Pressure Drop and Flow development in the Entrance Region of Micro-Channels with Second Order Slip Boundary Conditions and the Requirement for Development Length

TL;DR

This study analyzes pressure drop and flow development in micro-channels with second-order slip boundary conditions, revealing that slip effects can reduce pressure gradients in the entrance region, especially at low Reynolds numbers.

Contribution

It introduces new correlations for development length and pressure drop parameters considering slip effects, and highlights the possibility of negative pressure gradients during flow development.

Findings

Pressure drop in the entrance region can be lower than in fully-developed flow.

Negative values of the incremental pressure drop number are observed due to slip effects.
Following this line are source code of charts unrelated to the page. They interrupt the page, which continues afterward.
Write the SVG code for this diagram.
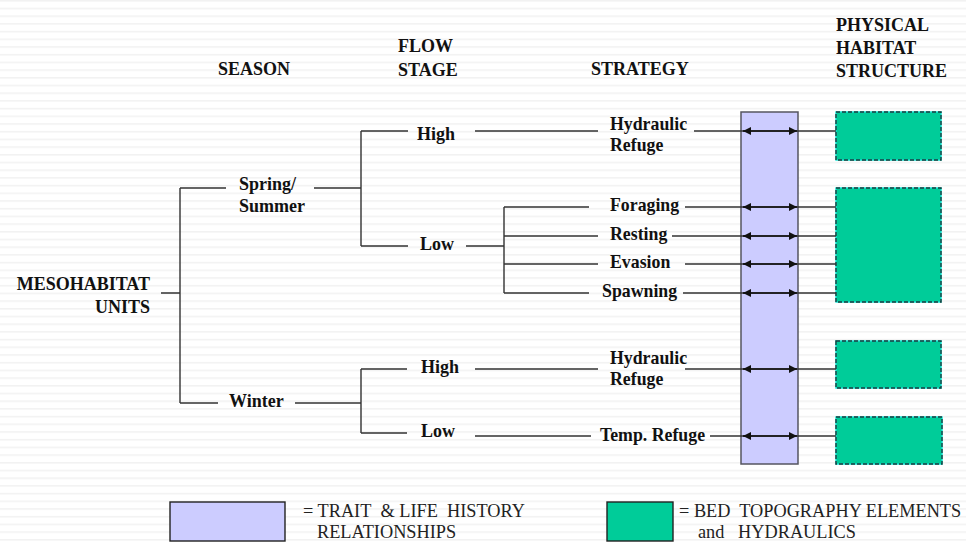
<svg xmlns="http://www.w3.org/2000/svg" width="966" height="543" viewBox="0 0 966 543">
<defs>
<pattern id="stripes" x="0" y="0" width="966" height="7.7" patternUnits="userSpaceOnUse">
<rect x="0" y="0" width="966" height="7.7" fill="#ffffff"/>
<rect x="0" y="0" width="966" height="1.5" fill="#f2f2f2"/>
</pattern>
<marker id="ah" viewBox="0 0 10 10" refX="10" refY="5" markerWidth="9" markerHeight="8" markerUnits="userSpaceOnUse" orient="auto-start-reverse">
<path d="M0,0 L10,5 L0,10 Z" fill="#111"/>
</marker>
<style>
.b{font-weight:bold;font-size:18px;fill:#111}
.s{font-weight:bold;font-size:17.8px;fill:#111}
.r{font-size:18.3px;fill:#222}
.ln{stroke:#333;stroke-width:1.4;fill:none}
.ar{stroke:#111;stroke-width:1.4;fill:none;marker-start:url(#ah);marker-end:url(#ah)}
.pb{fill:#ccccff;stroke:#555560;stroke-width:1.5}
.gb{fill:#00cc99;stroke:#10e0d0;stroke-width:1.4}
.gd{fill:none;stroke:#1a3a3a;stroke-width:1.4;stroke-dasharray:4 2}
</style>
</defs>
<rect width="966" height="543" fill="url(#stripes)"/>
<g font-family="Liberation Serif, Times New Roman, serif">

<g id="headers">
<text class="b" x="218" y="75">SEASON</text>
<text class="b" x="398" y="52">FLOW</text>
<text class="b" x="398" y="76">STAGE</text>
<text class="b" x="591" y="75">STRATEGY</text>
<text class="b" x="836" y="31">PHYSICAL</text>
<text class="b" x="836" y="54">HABITAT</text>
<text class="b" x="836" y="77">STRUCTURE</text>
</g>

<g id="trait-bar"><rect class="pb" x="741" y="112" width="57" height="352"/></g>
<g id="habitat-1"><rect class="gb" x="836" y="112" width="105" height="48"/><rect class="gd" x="836" y="112" width="105" height="48"/></g>
<g id="habitat-2"><rect class="gb" x="836" y="188" width="105" height="114"/><rect class="gd" x="836" y="188" width="105" height="114"/></g>
<g id="habitat-3"><rect class="gb" x="836" y="341" width="105" height="47"/><rect class="gd" x="836" y="341" width="105" height="47"/></g>
<g id="habitat-4"><rect class="gb" x="836" y="417" width="106" height="47"/><rect class="gd" x="836" y="417" width="106" height="47"/></g>

<g id="connectors">
<path class="ln" d="M161,293 H180 M180,188 V403 M180,188 H226 M180,403 H218"/>
<path class="ln" d="M314,188 H361 M361,131 V246 M361,131 H408 M361,246 H408"/>
<path class="ln" d="M295,403 H361 M361,369 V433 M361,369 H407 M361,433 H407"/>
<path class="ln" d="M475,131 H598 M466,246 H504 M504,207 V293 M504,207 H589 M504,236 H598 M504,264 H598 M504,293 H589"/>
<path class="ln" d="M475,369 H598 M475,436 H591"/>
<path class="ln" d="M694,131 H836 M685,207 H836 M672,236 H836 M685,264 H836 M683,293 H836 M685,369 H836 M710,436 H836"/>
<line class="ar" x1="743" y1="131" x2="797" y2="131"/>
<line class="ar" x1="743" y1="207" x2="797" y2="207"/>
<line class="ar" x1="743" y1="236" x2="797" y2="236"/>
<line class="ar" x1="743" y1="264" x2="797" y2="264"/>
<line class="ar" x1="743" y1="293" x2="797" y2="293"/>
<line class="ar" x1="743" y1="369" x2="797" y2="369"/>
<line class="ar" x1="743" y1="436" x2="797" y2="436"/>
</g>

<g id="mesohabitat">
<text class="b" x="150" y="290" text-anchor="end">MESOHABITAT</text>
<text class="b" x="150" y="313" text-anchor="end">UNITS</text>
</g>
<g id="spring-summer">
<text class="b" x="239" y="190">Spring/</text>
<text class="b" x="239" y="212">Summer</text>
</g>
<g id="winter"><text class="b" x="229" y="407">Winter</text></g>
<g id="ss-high"><text class="b" x="417" y="140">High</text></g>
<g id="ss-low"><text class="b" x="420" y="250">Low</text></g>
<g id="w-high"><text class="b" x="421" y="373">High</text></g>
<g id="w-low"><text class="b" x="421" y="437">Low</text></g>

<g id="ss-hydraulic-refuge">
<text class="s" x="610" y="130">Hydraulic</text>
<text class="s" x="610" y="151">Refuge</text>
</g>
<g id="foraging"><text class="s" x="610" y="211">Foraging</text></g>
<g id="resting"><text class="s" x="610" y="240">Resting</text></g>
<g id="evasion"><text class="s" x="610" y="268">Evasion</text></g>
<g id="spawning"><text class="s" x="602" y="297">Spawning</text></g>
<g id="w-hydraulic-refuge">
<text class="s" x="610" y="364">Hydraulic</text>
<text class="s" x="610" y="385">Refuge</text>
</g>
<g id="temp-refuge"><text class="s" x="600" y="441">Temp. Refuge</text></g>

<g id="legend-trait">
<rect x="170" y="502" width="115" height="39" fill="#ccccff" stroke="#222" stroke-width="1.4"/>
<text class="r" x="303" y="517">= TRAIT&#160; &amp; LIFE&#160; HISTORY</text>
<text class="r" x="317" y="538">RELATIONSHIPS</text>
</g>
<g id="legend-bed">
<rect x="607" y="502" width="66" height="39" fill="#00cc99" stroke="#222" stroke-width="1.4"/>
<text class="r" x="679" y="517">= BED&#160; TOPOGRAPHY ELEMENTS</text>
<text class="r" x="698" y="538">and&#160;&#160; HYDRAULICS</text>
</g>
</g>
</svg>
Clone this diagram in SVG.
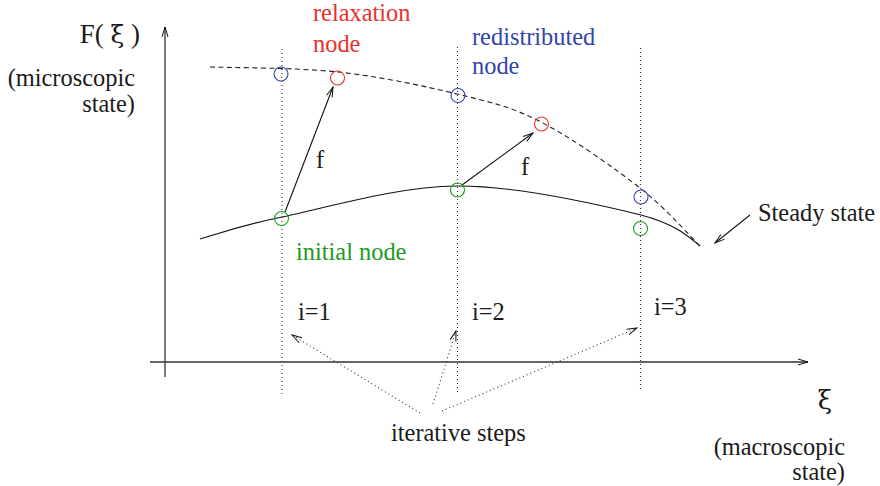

New accurate correlations for development length and pressure drop parameters are proposed.

Abstract

In the present investigation, the development of axial velocity profile, the requirement for development length ($L^*_{fd}=L/D_{h}$) and the pressure drop in the entrance region of circular and parallel plate micro-channels have been critically analysed for a large range of operating conditions ($10^{-2}\le Re\le 10^{4}$, $10^{-4}\le Kn\le 0.2$ and $0\le C_2\le 0.5$). For this purpose, the conventional Navier-Stokes equations have been numerically solved using the finite volume method on non-staggered grid, while employing the second-order velocity slip condition at the wall with $C_1=1$. The results indicate that although the magnitude of local velocity slip at the wall is always greater than that for the fully-developed section, the local wall shear stress, particularly for higher $Kn$ and $C_2$, could be considerably lower than its fully-developed value. This effect, which is more prominent for lower $Re$, significantly affects the local and the fully-developed incremental pressure drop number $K(x)$ and $K_{fd}$, respectively. As a result, depending upon the operating condition, $K_{fd}$, as well as $K(x)$, could assume negative values. This never reported observation implies that in the presence of enhanced velocity slip at the wall, the pressure gradient in the developing region could even be less than that in the fully-developed section. From simulated data, it has been observed that both $L^*_{fd}$ and $K_{fd}$ are characterised by the low and the high $Re$ asymptotes, using which, extremely accurate correlations for them have been proposed for both geometries. Although owing to the complex nature, no correlation could be derived for $K(x)$ and an exact knowledge of $K(x)$ is necessary for evaluating the actual pressure drop for a duct length $L^*<L^*_{fd}$, a method has been proposed that provides a conservative estimate of the pressure drop for both $K_{fd}>0$ and $K_{fd}\le0$.